The problem: Copy out every line that contains the word "matplotlib".

= = = =

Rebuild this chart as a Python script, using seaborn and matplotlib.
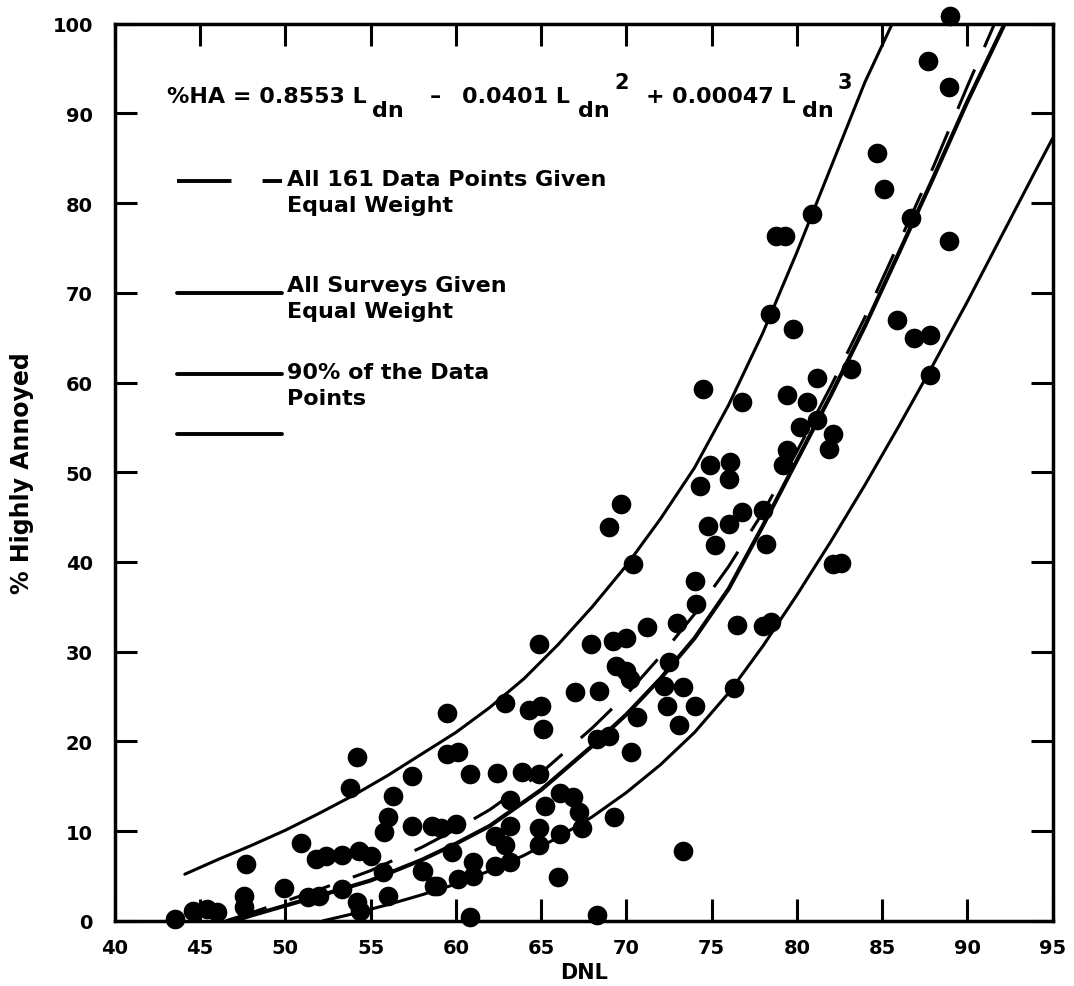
import matplotlib
matplotlib.use("Agg")
import matplotlib.pyplot as plt
import pandas as pd
import seaborn as sns

# --------------------------------------------------------------------------- #
# Data (DNL vs % highly annoyed)
# --------------------------------------------------------------------------- #
dnl = [43.5, 44.6, 45.4, 46.0, 47.6, 47.6, 47.7, 49.9, 50.9, 51.3, 51.8, 52.0,
       52.4, 53.3, 54.3, 55.0, 53.8, 54.2, 54.2, 54.4, 55.7, 55.8, 56.0, 56.0,
       56.3, 57.4, 58.0, 58.1, 58.6, 58.7, 59.1, 58.9, 59.5, 59.5, 59.8, 60.1,
       60.1, 60.8, 60.8, 61.0, 61.0, 62.3, 62.3, 62.4, 62.9, 62.9, 63.2, 63.2,
       63.9, 64.3, 64.9, 64.9, 64.9, 64.9, 65.1, 65.2, 66.0, 66.1, 66.1, 66.9,
       67.0, 67.2, 67.4, 67.9, 68.3, 68.4, 69.0, 69.0, 69.2, 69.3, 69.7, 70.0,
       70.0, 70.3, 70.4, 70.6, 71.2, 72.4, 72.5, 73.0, 73.1, 73.3, 73.3, 74.0,
       74.0, 74.1, 74.3, 74.5, 74.8, 74.9, 75.2, 76.0, 76.0, 76.1, 76.3, 76.5,
       76.8, 76.8, 78.0, 78.2, 78.0, 78.4, 78.5, 78.8, 79.3, 79.2, 79.4, 79.4,
       79.8, 80.2, 80.6, 80.9, 81.2, 81.2, 81.9, 82.1, 82.1, 82.6, 83.2, 84.7,
       85.1, 85.9, 86.7, 86.9, 87.7, 87.8, 87.8, 88.9, 88.9, 89.0, 60.0, 63.2,
       65.0, 68.3, 70.2, 72.2, 53.3, 57.4, 69.4]
pct_ha = [0.2, 1.1, 1.3, 1.0, 2.8, 1.6, 6.3, 3.7, 8.7, 2.7, 6.9, 2.8,
          7.2, 7.3, 7.8, 7.2, 14.8, 18.3, 2.1, 1.1, 5.5, 9.9, 11.6, 2.8,
          13.9, 16.1, 5.6, 5.6, 10.6, 3.9, 10.3, 3.9, 23.2, 18.6, 7.7, 4.7,
          18.8, 0.4, 16.4, 6.6, 5.0, 6.1, 9.5, 16.5, 24.3, 8.4, 6.6, 10.6,
          16.6, 23.5, 30.9, 10.3, 8.4, 16.4, 21.4, 12.8, 4.9, 9.7, 14.3, 13.8,
          25.5, 12.1, 10.3, 30.9, 0.6, 25.6, 43.9, 20.6, 31.2, 11.6, 46.5, 31.5,
          27.8, 18.8, 39.8, 22.7, 32.8, 24.0, 28.9, 33.2, 21.8, 26.1, 7.8, 23.9,
          37.9, 35.3, 48.5, 59.3, 44.0, 50.8, 41.9, 49.3, 44.2, 51.2, 26.0, 33.0,
          57.8, 45.6, 45.8, 42.0, 32.9, 67.6, 33.3, 76.3, 76.3, 50.8, 58.6, 52.5,
          66.0, 55.0, 57.8, 78.8, 60.5, 55.8, 52.6, 54.3, 39.8, 39.9, 61.5, 85.6,
          81.6, 67.0, 78.3, 65.0, 95.8, 65.3, 60.8, 92.9, 75.8, 100.8, 10.8, 13.5,
          23.9, 20.3, 27.0, 26.2, 3.6, 10.6, 28.4]

# Upper and lower bounds containing 90% of the data points
upper_dnl = [44.1, 46, 48, 50, 52, 54, 56, 58, 60, 62, 64, 66, 68, 70, 72, 74,
             76, 78, 80, 82, 84, 85.6]
upper_ha = [5.2, 6.8, 8.4, 10.1, 12.0, 14.0, 16.2, 18.6, 21.0, 23.8, 27.0, 30.8,
            35.0, 39.6, 44.8, 50.5, 57.5, 65.5, 74.5, 84.0, 93.5, 100]
lower_dnl = [52.2, 54, 56, 58, 60, 62, 64, 66, 68, 70, 72, 74, 76, 78, 80, 82,
             84, 86, 88, 90, 92, 94, 95]
lower_ha = [0, 0.8, 1.8, 2.9, 4.1, 5.6, 7.3, 9.3, 11.6, 14.3, 17.4, 21.0, 25.4,
            30.6, 36.3, 42.3, 48.6, 55.2, 62.0, 69.0, 76.3, 83.6, 87.2]

# All surveys given equal weight (solid) / all 161 points equal weight (dashed)
survey_dnl = [47, 48, 50, 52, 55, 58, 60, 62, 65, 68, 70, 72, 74, 76, 78, 80,
              82, 84, 86, 88, 90, 92.2]
survey_ha = [0, 0.6, 1.7, 2.8, 4.5, 6.8, 8.6, 10.6, 14.6, 19.5, 23.0, 27.0, 31.5,
             37.0, 44.0, 51.3, 58.6, 66.3, 74.5, 82.8, 91.3, 100]
points_dnl = [46.5, 48, 50, 52, 55, 58, 60, 62, 65, 68, 70, 72, 74, 76, 78, 80,
              82, 84, 86, 88, 90, 91.6]
points_ha = [0, 0.9, 2.2, 3.5, 5.6, 8.2, 10.2, 12.4, 16.5, 21.5, 25.2, 29.5, 34.2,
             39.5, 45.5, 52.3, 59.6, 67.3, 75.6, 84.0, 93.0, 100]

X_TICKS = list(range(40, 96, 5))
Y_TICKS = list(range(0, 101, 10))

# equation pieces: (text, x in axes fraction, baseline, font size)
EQ_PARTS = [("%HA = 0.8553 L", 0.0555, 0.913, 16),
            ("dn", 0.274, 0.897, 16),
            ("\u2013", 0.336, 0.913, 16),
            ("0.0401 L", 0.370, 0.913, 16),
            ("dn", 0.494, 0.897, 16),
            ("2", 0.533, 0.928, 15),
            ("+", 0.566, 0.913, 16),
            ("0.00047 L", 0.594, 0.913, 16),
            ("dn", 0.733, 0.897, 16),
            ("3", 0.771, 0.928, 15)]

# --------------------------------------------------------------------------- #
# Styling
# --------------------------------------------------------------------------- #
sns.set_style("ticks")
INK = "black"
plt.rcParams["font.family"] = ["DejaVu Sans"]
plt.rcParams.update({"text.color": INK, "axes.labelcolor": INK,
                     "xtick.color": INK, "ytick.color": INK})
LW = 2.2
DASH = (0, (14, 8))
FONT = 16

fig = plt.figure(figsize=(10.74, 9.87), dpi=100)
ax = fig.add_axes([0.107, 0.066, 0.873, 0.909])

df_pts = pd.DataFrame({"DNL": dnl, "HA": pct_ha})
sns.scatterplot(data=df_pts, x="DNL", y="HA", ax=ax, color=INK, s=200,
                edgecolor=INK, linewidth=0, zorder=3, clip_on=False)

for xs, ys, style, lw in [(upper_dnl, upper_ha, "-", LW),
                          (lower_dnl, lower_ha, "-", LW),
                          (survey_dnl, survey_ha, "-", LW + 0.8),
                          (points_dnl, points_ha, DASH, LW)]:
    sns.lineplot(x=xs, y=ys, ax=ax, color=INK, linewidth=lw, linestyle=style,
                 sort=False, estimator=None, zorder=2)

ax.set_xlim(40, 95)
ax.set_ylim(0, 100)
ax.set_xticks(X_TICKS)
ax.set_yticks(Y_TICKS)
ax.tick_params(direction="in", length=16, width=2.2, top=True, right=True,
               labelsize=14)
ax.tick_params(axis="x", pad=12)
ax.tick_params(axis="y", pad=16)
for lab in ax.get_xticklabels() + ax.get_yticklabels():
    lab.set_fontweight("bold")
for sp in ax.spines.values():
    sp.set_linewidth(2.5)
    sp.set_color(INK)
    sp.set_visible(True)

ax.set_xlabel("DNL", fontsize=15, fontweight="bold", labelpad=4)
ax.set_ylabel("% Highly Annoyed", fontsize=17, fontweight="bold", labelpad=13)

# equation written piece by piece, with full-size subscripts like the original
for txt, x, y, size in EQ_PARTS:
    ax.text(x, y, txt, transform=ax.transAxes, fontsize=size,
            fontweight="bold", va="baseline")

key = [(0.825, DASH, 0.838, "All 161 Data Points Given\nEqual Weight"),
       (0.700, "-", 0.720, "All Surveys Given\nEqual Weight"),
       (0.610, "-", 0.623, "90% of the Data\nPoints"),
       (0.543, "-", None, None)]
for y, style, ty, label in key:
    ax.plot([0.066, 0.178], [y, y], transform=ax.transAxes, color=INK,
            linewidth=LW + 0.6, linestyle=style, clip_on=False)
    if label:
        ax.text(0.184, ty, label, transform=ax.transAxes, fontsize=FONT,
                fontweight="bold", va="top", linespacing=1.4)

fig.savefig("out.png", dpi=100)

= = = =

Solution:
Rebuild this chart as a Python script, using seaborn and matplotlib.
import matplotlib
matplotlib.use("Agg")
import matplotlib.pyplot as plt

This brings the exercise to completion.